Как я пытался показать, мы вправе предполагать, что нечто аналогичное тому, что происходит в нас самих, происходит и у животных, и что аффекты их чувствительных нервов дают начало молекулярным изменениям в мозге, которые, в свою очередь, дают начало или порождают соответствующие состояния сознания. Не может быть разумных сомнений и в том, что эмоции животных и те идеи, которыми они обладают, подобным образом зависят от молекулярных изменений в мозге. Каждое чувственное впечатление оставляет после себя запись в структуре мозга — «идеогенную» молекулу, так сказать, которая способна при определенных условиях воспроизвести в более слабом состоянии то состояние сознания, которое соответствует этому чувственному впечатлению; и именно эти «идеогенные молекулы» являются физической основой памяти.
Можно предположить, следовательно, что молекулярные изменения в мозге являются причинами всех состояний сознания животных. Есть ли какие-либо доказательства того, что эти состояния сознания могут, наоборот, вызывать те молекулярные изменения, которые приводят к мышечному движению? Я не вижу таких доказательств. Лягушка ходит, прыгает, плавает и проделывает свои гимнастические упражнения ничуть не хуже без сознания, а следовательно, и без воли, чем с ним; и если лягушка в своем естественном состоянии обладает чем-то, соответствующим тому, что мы называем волей, нет оснований думать, что это что-то иное, кроме сопутствующего фактора молекулярных изменений в мозге, которые составляют часть ряда, вовлеченного в производство движения.

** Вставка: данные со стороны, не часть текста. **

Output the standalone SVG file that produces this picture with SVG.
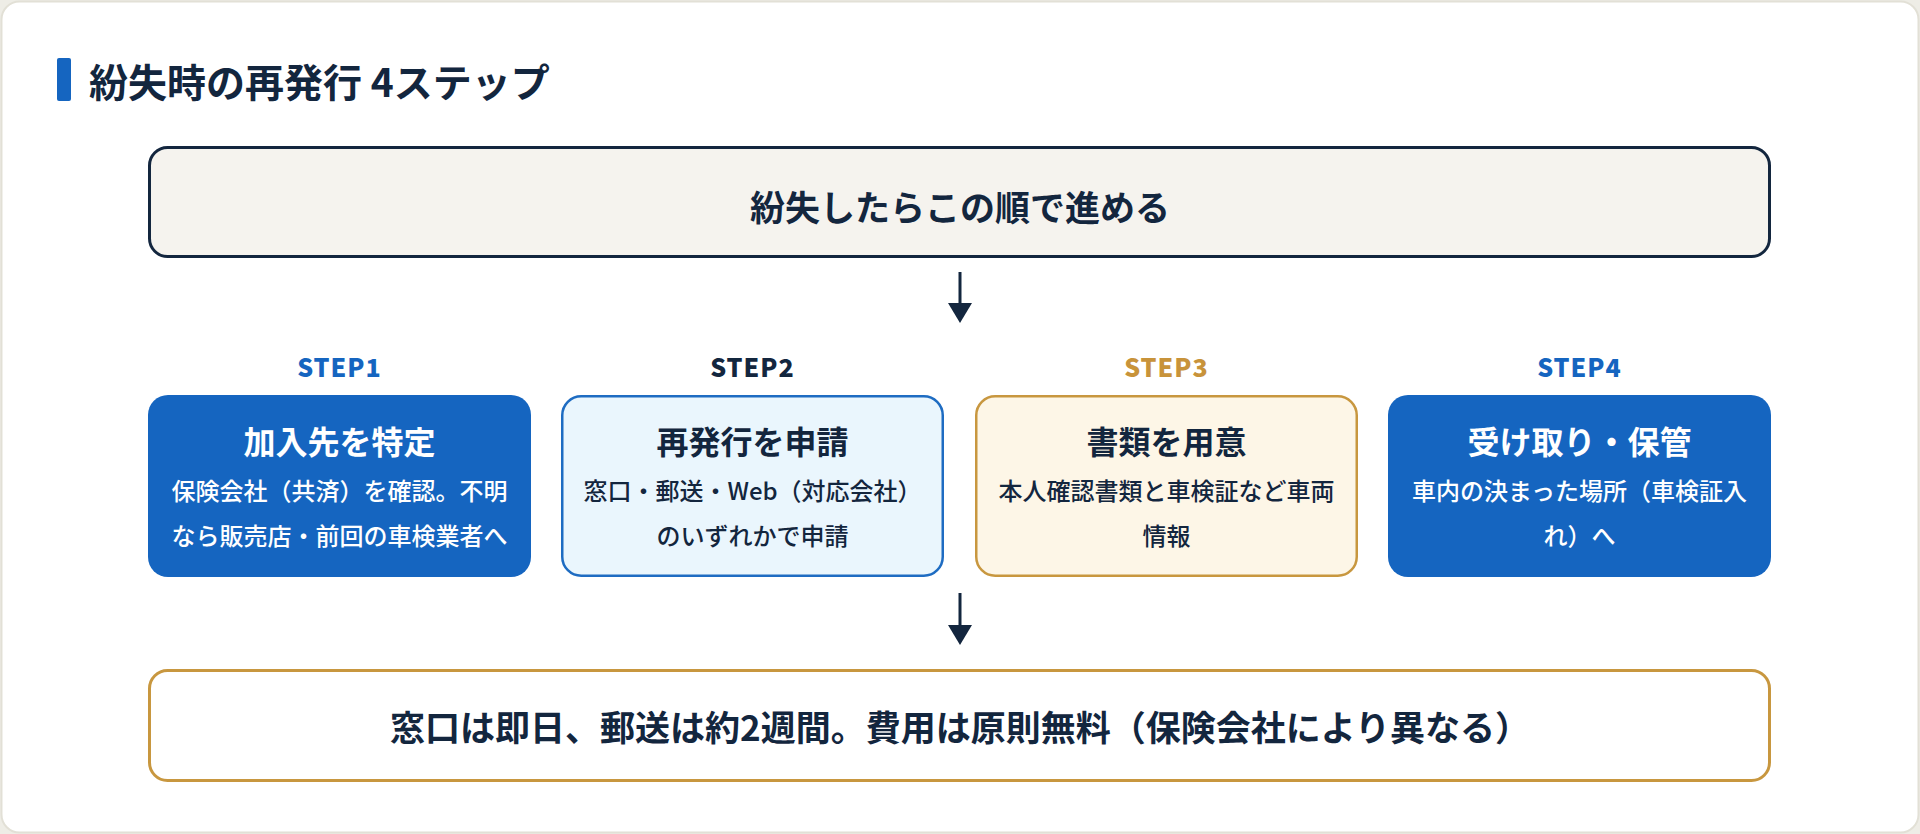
<svg xmlns="http://www.w3.org/2000/svg" width="1920" height="834" viewBox="0 0 1920 834">
<style>
text{font-family:"Noto Sans CJK JP","Noto Sans",sans-serif;text-anchor:middle}
.navy{fill:#13263e}
.white{fill:#ffffff}
.ttl{font-size:32px;font-weight:700}
.desc{font-size:24px;font-weight:500}
.step{font-size:25px;font-weight:800;letter-spacing:1px}
.big{font-size:35px;font-weight:700}
</style>
<rect x="0" y="0" width="1920" height="834" fill="#eeede6"/>
<rect x="1.5" y="1.5" width="1917" height="831" rx="18" fill="#ffffff" stroke="#e2e0d6" stroke-width="2"/>
<g id="title">
<rect x="57" y="58" width="14" height="43" rx="2" fill="#1565c0"/>
<text x="89" y="97" style="text-anchor:start;font-size:39px;font-weight:700" class="navy">紛失時の再発行 4ステップ</text>
</g>
<g id="connectors">
<line x1="960" y1="272" x2="960" y2="304" stroke="#13263e" stroke-width="3"/>
<path d="M948,303 L972,303 L960,323 Z" fill="#13263e"/>
<line x1="960" y1="593" x2="960" y2="626" stroke="#13263e" stroke-width="3"/>
<path d="M948,625 L972,625 L960,645 Z" fill="#13263e"/>
</g>
<g id="start">
<rect x="149.5" y="147.5" width="1620" height="109" rx="18" fill="#f5f3ee" stroke="#13263e" stroke-width="3"/>
<text x="960" y="221" class="big navy">紛失したらこの順で進める</text>
</g>
<g id="step1">
<text x="339.5" y="377" class="step" fill="#1565c0">STEP1</text>
<rect x="148" y="395" width="383" height="182" rx="20" fill="#1565c0"/>
<text x="339.5" y="454" class="ttl white">加入先を特定</text>
<text x="339.5" y="500" class="desc white">保険会社（共済）を確認。不明</text>
<text x="339.5" y="545" class="desc white">なら販売店・前回の車検業者へ</text>
</g>
<g id="step2">
<text x="752.5" y="377" class="step navy">STEP2</text>
<rect x="562.25" y="396.25" width="380.5" height="179.5" rx="19" fill="#eaf6fd" stroke="#1e6cc2" stroke-width="2.5"/>
<text x="752.5" y="454" class="ttl navy">再発行を申請</text>
<text x="752.5" y="500" class="desc navy">窓口・郵送・Web（対応会社）</text>
<text x="752.5" y="545" class="desc navy">のいずれかで申請</text>
</g>
<g id="step3">
<text x="1166.5" y="377" class="step" fill="#c8933a">STEP3</text>
<rect x="976.25" y="396.25" width="380.5" height="179.5" rx="19" fill="#fdf6e7" stroke="#c8973f" stroke-width="2.5"/>
<text x="1166.5" y="454" class="ttl navy">書類を用意</text>
<text x="1166.5" y="500" class="desc navy">本人確認書類と車検証など車両</text>
<text x="1166.5" y="545" class="desc navy">情報</text>
</g>
<g id="step4">
<text x="1579.5" y="377" class="step" fill="#1565c0">STEP4</text>
<rect x="1388" y="395" width="383" height="182" rx="20" fill="#1565c0"/>
<text x="1579.5" y="454" class="ttl white">受け取り・保管</text>
<text x="1579.5" y="500" class="desc white">車内の決まった場所（車検証入</text>
<text x="1579.5" y="545" class="desc white">れ）へ</text>
</g>
<g id="result">
<rect x="149.5" y="670.5" width="1620" height="110" rx="18" fill="#ffffff" stroke="#c8973f" stroke-width="3"/>
<text x="960" y="741" class="big navy">窓口は即日、郵送は約2週間。費用は原則無料（保険会社により異なる）</text>
</g>
</svg>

Сознание животных, по-видимому, относится к механизму их тела просто как побочный продукт его работы и столь же полностью лишено какой-либо способности изменять эту работу, как паровой свисток, сопровождающий работу локомотива, не имеет влияния на его механизм. Их воля, если она у них есть, — это эмоция, указывающая на физические изменения, а не причина таких изменений.

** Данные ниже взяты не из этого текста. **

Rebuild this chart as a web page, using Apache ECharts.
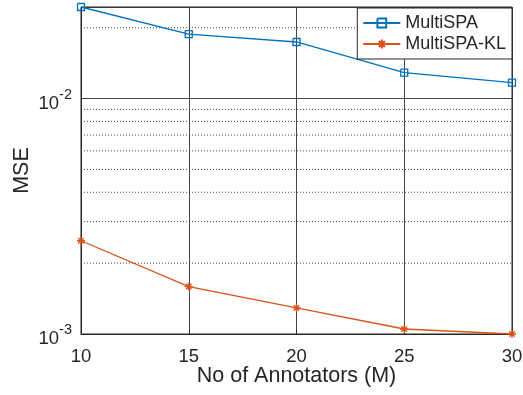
<!DOCTYPE html>
<html><head><meta charset="utf-8">
<script src="https://cdn.jsdelivr.net/npm/echarts@6/dist/echarts.min.js"></script>
<style>html,body{margin:0;padding:0;background:#fff}#c{width:523px;height:395px}</style>
</head><body><div id="c"></div>
<script>
var categories = [10, 15, 20, 25, 30];
var multiSPA = [0.0245, 0.0188, 0.0174, 0.0129, 0.0117];
var multiSPAKL = [0.00249, 0.00159, 0.00129, 0.00105, 0.00100];
var minorGrid = [0.002, 0.003, 0.004, 0.005, 0.006, 0.007, 0.008, 0.009, 0.02];
var yTickLabels = {'0.001': '-3', '0.01': '-2'};

var FONT = 'Liberation Sans, Arial, Helvetica, sans-serif';
var chart = echarts.init(document.getElementById('c'));
function pairs(vals){ return categories.map(function(x,i){ return [x, vals[i]]; }); }
var asterisk = 'path://M0,-1L0,1M-1,0L1,0M-0.7,-0.7L0.7,0.7M-0.7,0.7L0.7,-0.7';
var square = 'path://M-1,-1L1,-1L1,1L-1,1L-1,-1';
var xMin = categories[0], xMax = categories[categories.length - 1];

var gridSeries = minorGrid.map(function(v){
  return {
    type: 'line', silent: true, symbol: 'none', animation: false,
    data: [[xMin, v], [xMax, v]],
    lineStyle: {type: [1, 2], color: '#262626', width: 1, opacity: 0.85},
    tooltip: {show: false}, z: 1
  };
});

chart.setOption({
  animation: false,
  backgroundColor: '#fff',
  textStyle: {fontFamily: FONT},
  grid: {left: 81, right: 11, top: 7, bottom: 61, show: true, borderColor: '#262626', borderWidth: 1, backgroundColor: 'transparent', containLabel: false, outerBoundsMode: 'none'},
  legend: {
    right: 11, top: 8, orient: 'vertical', align: 'left',
    backgroundColor: '#fff', borderColor: '#262626', borderWidth: 1, borderRadius: 0,
    padding: [6, 6, 6, 5], itemWidth: 37, itemHeight: 11, itemGap: 3,
    textStyle: {fontSize: 18, color: '#262626', fontFamily: FONT},
    data: ['MultiSPA', 'MultiSPA-KL']
  },
  xAxis: {
    type: 'value', min: xMin, max: xMax, interval: 5,
    name: 'No of Annotators (M)', nameLocation: 'middle', nameGap: 31, nameMoveOverlap: false,
    nameTextStyle: {fontSize: 21.5, color: '#262626'},
    axisLine: {show: true, lineStyle: {color: '#262626'}},
    axisTick: {show: true, inside: true, length: 4, lineStyle: {color: '#262626'}},
    axisLabel: {fontSize: 18.5, color: '#262626', margin: 13},
    splitLine: {show: true, lineStyle: {color: '#262626', width: 1, opacity: 0.85}}
  },
  yAxis: {
    type: 'log', logBase: 10, min: 0.001, max: 0.0245,
    name: 'MSE', nameLocation: 'middle', nameGap: 48, nameMoveOverlap: false,
    nameTextStyle: {fontSize: 21.5, color: '#262626'},
    axisLine: {show: true, lineStyle: {color: '#262626'}},
    axisTick: {show: false},
    axisLabel: {
      color: '#262626', margin: 9,
      formatter: function(v){
        var k = String(+v.toPrecision(3));
        return yTickLabels[k] ? '{b|10}{s|' + yTickLabels[k] + '}' : '';
      },
      rich: {b: {fontSize: 18.5, color: '#262626', fontFamily: FONT, padding: [10,0,0,0]}, s: {fontSize: 14.5, color: '#262626', fontFamily: FONT, padding: [0,0,8,0]}}
    },
    splitLine: {show: true, lineStyle: {color: '#262626', width: 1, opacity: 0.85}}
  },
  series: gridSeries.concat([
    {
      name: 'MultiSPA', type: 'line', data: pairs(multiSPA),
      symbol: square, symbolSize: 7,
      lineStyle: {color: '#0072BD', width: 1.3},
      itemStyle: {color: 'rgba(0,0,0,0)', borderColor: '#0072BD', borderWidth: 1.3},
      z: 3
    },
    {
      name: 'MultiSPA-KL', type: 'line', data: pairs(multiSPAKL),
      symbol: asterisk, symbolSize: 8,
      lineStyle: {color: '#D95319', width: 1.3},
      itemStyle: {color: '#D95319', borderColor: '#D95319', borderWidth: 1.3},
      z: 3
    }
  ])
});
</script></body></html>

Эта концепция отношений состояний сознания с молекулярными изменениями в мозге — психозов с неврозами — не мешает нам приписывать животным свободу воли. Ибо агент свободен, когда нет ничего, что мешало бы ему делать то, что он желает делать. Если борзая преследует зайца, она является свободным агентом, потому что ее действие находится в полном соответствии с ее сильным желанием поймать зайца; в то время как до тех пор, пока ее удерживает поводок, она не свободна, будучи удерживаемой внешней силой от следования своей склонности. И приписывание свободы борзой при вышеуказанных обстоятельствах отнюдь не противоречит другому аспекту фактов дела — тому, что она является машиной, побуждаемой к погоне и заставляемой в то же время иметь желание поймать дичь впечатлением, которое лучи света, исходящие от зайца, производят на ее глаза и через них на ее мозг.